家族の楽しさ広がるSUV 10選 激戦区の欧州で鍛え抜かれた万能ファミリーカー
公開 : 2023.03.11 18:05
8. アウディQ5
アウディQ5のような上品で完璧に近いオールラウンダーは、欠点を挙げるのが難しいのだが、やや無機質なハンドリングが走り好きのドライバーにはいまいち響かない。しかし、この欠点も販売を妨げるものではない。Q5は、ほぼすべての国でクラストップのセールスを誇っている。
高価ではあるが、実用的かつ魅力的なクルマであり、卓越した走行性能と仕上がりを持つ。また、実用性はあまりなくてもいいから、もう少しスタイルを重視したいという方には、クーペスタイルのQ5スポーツバックも用意されている。
2020年に大型のフェイスリフトを受けており、燃費効率を高めたマイルドハイブリッド・システムや新しい車載システムが導入されたほか、フロントグリルのデザインも改められた。
売れ筋のQ5 40 TDIは、この改良で14psのパワーアップを果たし、洗練された快適性、パフォーマンス、運転しやすさを兼ね備えたファミリーカーとなっている。2.0LガソリンエンジンのQ5 45 TFSIも、パンチのあるモデルだ。4気筒以上を求めるなら、V6ディーゼルのSQ5が唯一の選択肢となる。
PHEVのQ5 50 TFSIeは、電気モーターと2.0Lターボガソリン4気筒の組み合わせで、300psをわずかに下回るパワーを発生し、特にスムーズな走りを見せる。しかし、電気のみの航続距離が63kmであるため、欧州では社用車としての税制上のメリットが少ない。
9. セアト・タラッコ
タラッコ(Tarraco)は、スペインの自動車メーカーであるセアトが初めて挑戦したフルサイズSUVであり、かなりイカしたクルマである。
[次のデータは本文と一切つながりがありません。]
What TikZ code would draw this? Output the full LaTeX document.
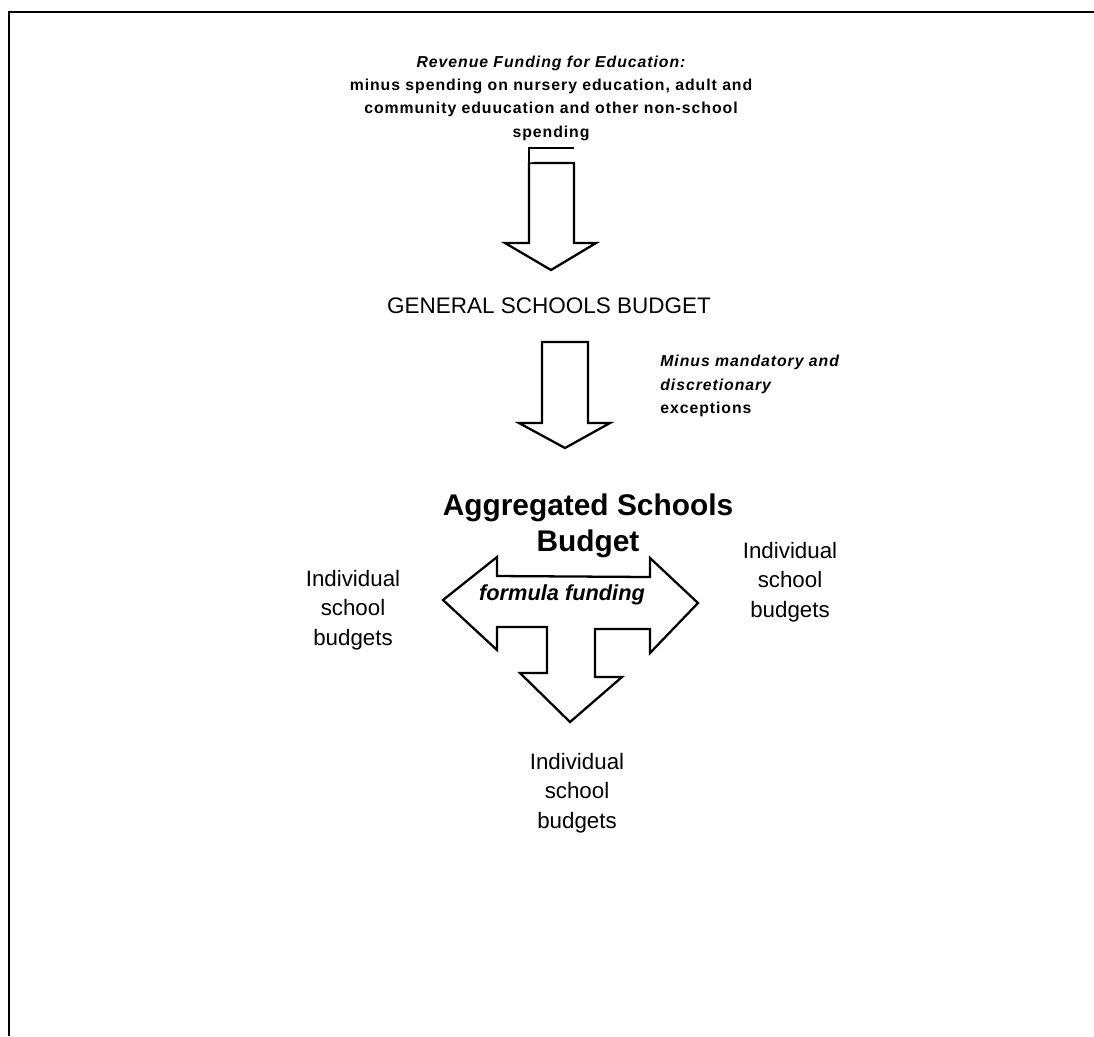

フォルクスワーゲン・グループの傘下にあるため、スコダ・コディアックとほぼすべてのコンポーネントを共有している。しかし、兄弟車とは異なり、タラッコは全車7人乗りを標準としている。
同サイズのSUVに比べ、走りの切れ味がよく、機敏に感じられるが、このシャープなハンドリングはローリングの快適性を犠牲にしているようだ。本来なら、この類のクルマでは、快適性と洗練性がもっと重視されるべきではないだろうか。とはいえ、不快に感じる場面は少ないし、これまで家族向けの実用性のために楽しさを犠牲にしてきたドライバーにとっては、むしろ歓迎されることだろう。
スコダ・コディアックと同じフォルクスワーゲン・グループのMQBプラットフォームをベースにしているため、兄弟車と同様に足を引っ張られるところがある。最大の欠点は、電動化パワートレインの設定が事実上存在しないことだ。一般的なファミリーユースでは大きな問題にならないが、欧州における社用車の需要を考えると、PHEVが選べないのはミステイクだろう。
しかし、インテリアはよく仕上がっており、ガソリンエンジンやディーゼルエンジンも非常に洗練され、かなり経済的でもある。価格設定も競争力のあるものだ。